Set down the material below word for word, excluding the pictures.

## BEGIN Material

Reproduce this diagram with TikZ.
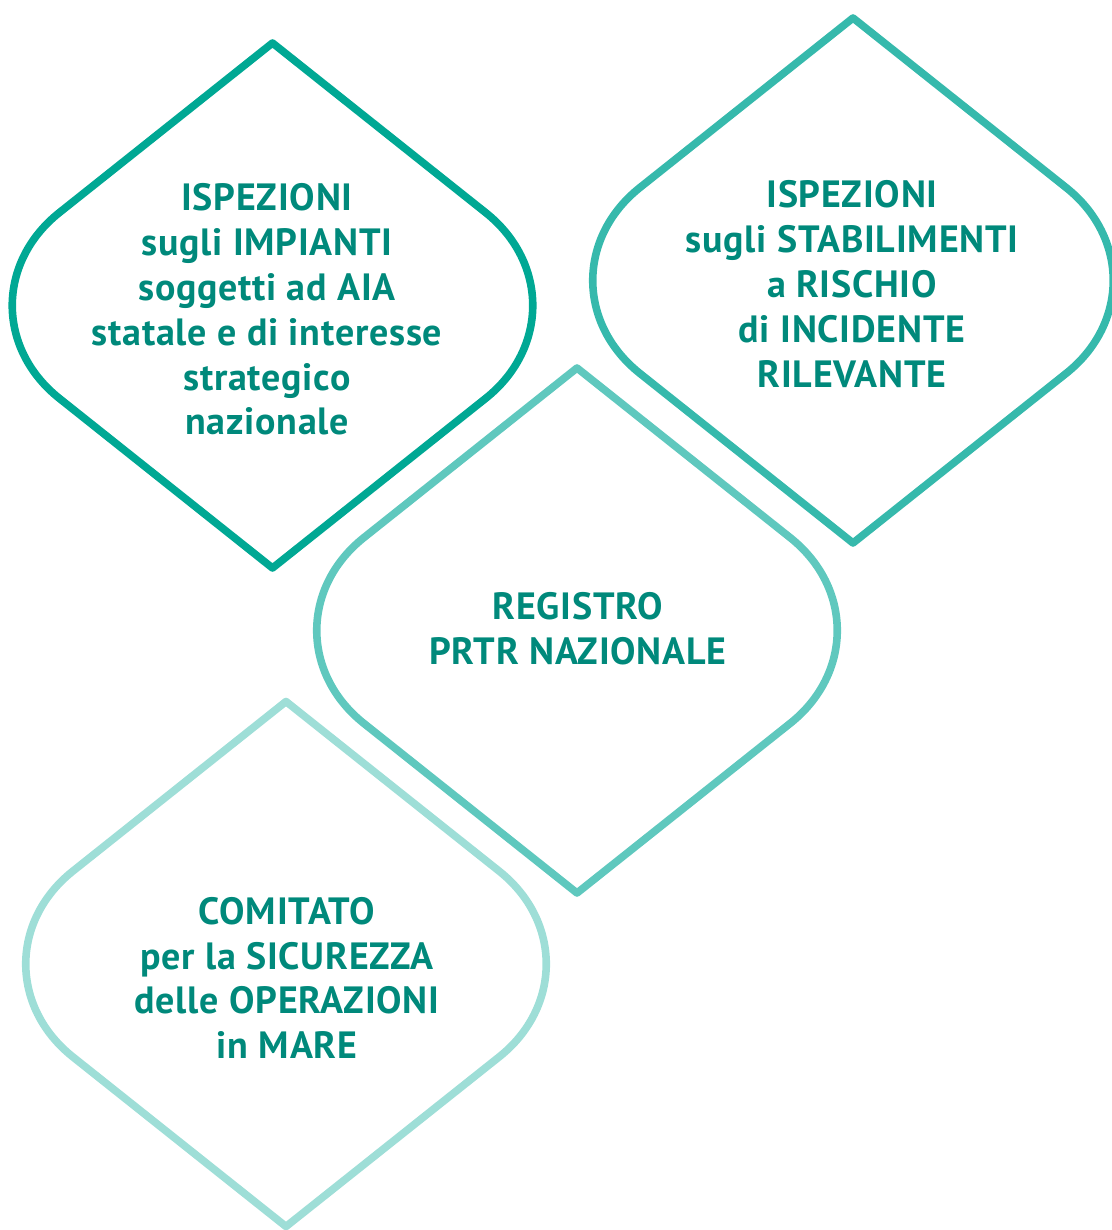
\documentclass[tikz,border=0pt]{standalone}
\usepackage{fontspec}
\setmainfont{PT Sans}[LetterSpace=2.0]
\usepackage{tikz}
\definecolor{testo}{HTML}{00897B}
\definecolor{tonoA}{HTML}{00A894}
\definecolor{tonoB}{HTML}{36B9AC}
\definecolor{tonoC}{HTML}{5FC8BE}
\definecolor{tonoD}{HTML}{9EDED7}

\begin{document}
\begin{tikzpicture}[x=0.5pt,y=-0.5pt,line join=round,
	goccia/.style={line width=3.8pt},
	voce/.style={align=center,text=testo,font=\bfseries\fontsize{19}{22.4}\selectfont}]
		\useasboundingbox (0,0) rectangle (1112,1230);
		
		% the four drop shapes
		\foreach \cx/\cy/\tono in {272.5/305.5/tonoA,853/280.5/tonoB,577/630.5/tonoC,286/964/tonoD}
		\draw[goccia,draw=\tono,shift={(\cx,\cy)}] (0,-262.5) -- (-213,-93)
			.. controls (-276,-43) and (-276,43) .. (-213,93) -- (0,262.5) -- (213,93)
			.. controls (276,43) and (276,-43) .. (213,-93) -- cycle;
		
		% the texts
		\node[voce] (impianti) at (267,309.5) {ISPEZIONI\\ sugli IMPIANTI\\ soggetti ad AIA\\ statale e di interesse\\ strategico\\ nazionale};
		\node[voce] (stabilimenti) at (852,284) {ISPEZIONI\\ sugli STABILIMENTI\\ a RISCHIO\\ di INCIDENTE\\ RILEVANTE};
		\node[voce] (registro) at (578,628.5) {REGISTRO\\ PRTR NAZIONALE};
		\node[voce] (comitato) at (287,978) {COMITATO\\ per la SICUREZZA\\ delle OPERAZIONI\\ in MARE};
		\end{tikzpicture}
\end{document}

## END Material

#### [Solution to this problem]
Reproduce this diagram with TikZ.
\documentclass[tikz,border=0pt]{standalone}
\usepackage{fontspec}
\setmainfont{PT Sans}[LetterSpace=2.0]
\usepackage{tikz}
\definecolor{testo}{HTML}{00897B}
\definecolor{tonoA}{HTML}{00A894}
\definecolor{tonoB}{HTML}{36B9AC}
\definecolor{tonoC}{HTML}{5FC8BE}
\definecolor{tonoD}{HTML}{9EDED7}

\begin{document}
\begin{tikzpicture}[x=0.5pt,y=-0.5pt,line join=round,
	goccia/.style={line width=3.8pt},
	voce/.style={align=center,text=testo,font=\bfseries\fontsize{19}{22.4}\selectfont}]
		\useasboundingbox (0,0) rectangle (1112,1230);
		
		% the four drop shapes
		\foreach \cx/\cy/\tono in {272.5/305.5/tonoA,853/280.5/tonoB,577/630.5/tonoC,286/964/tonoD}
		\draw[goccia,draw=\tono,shift={(\cx,\cy)}] (0,-262.5) -- (-213,-93)
			.. controls (-276,-43) and (-276,43) .. (-213,93) -- (0,262.5) -- (213,93)
			.. controls (276,43) and (276,-43) .. (213,-93) -- cycle;
		
		% the texts
		\node[voce] (impianti) at (267,309.5) {ISPEZIONI\\ sugli IMPIANTI\\ soggetti ad AIA\\ statale e di interesse\\ strategico\\ nazionale};
		\node[voce] (stabilimenti) at (852,284) {ISPEZIONI\\ sugli STABILIMENTI\\ a RISCHIO\\ di INCIDENTE\\ RILEVANTE};
		\node[voce] (registro) at (578,628.5) {REGISTRO\\ PRTR NAZIONALE};
		\node[voce] (comitato) at (287,978) {COMITATO\\ per la SICUREZZA\\ delle OPERAZIONI\\ in MARE};
		\end{tikzpicture}
\end{document}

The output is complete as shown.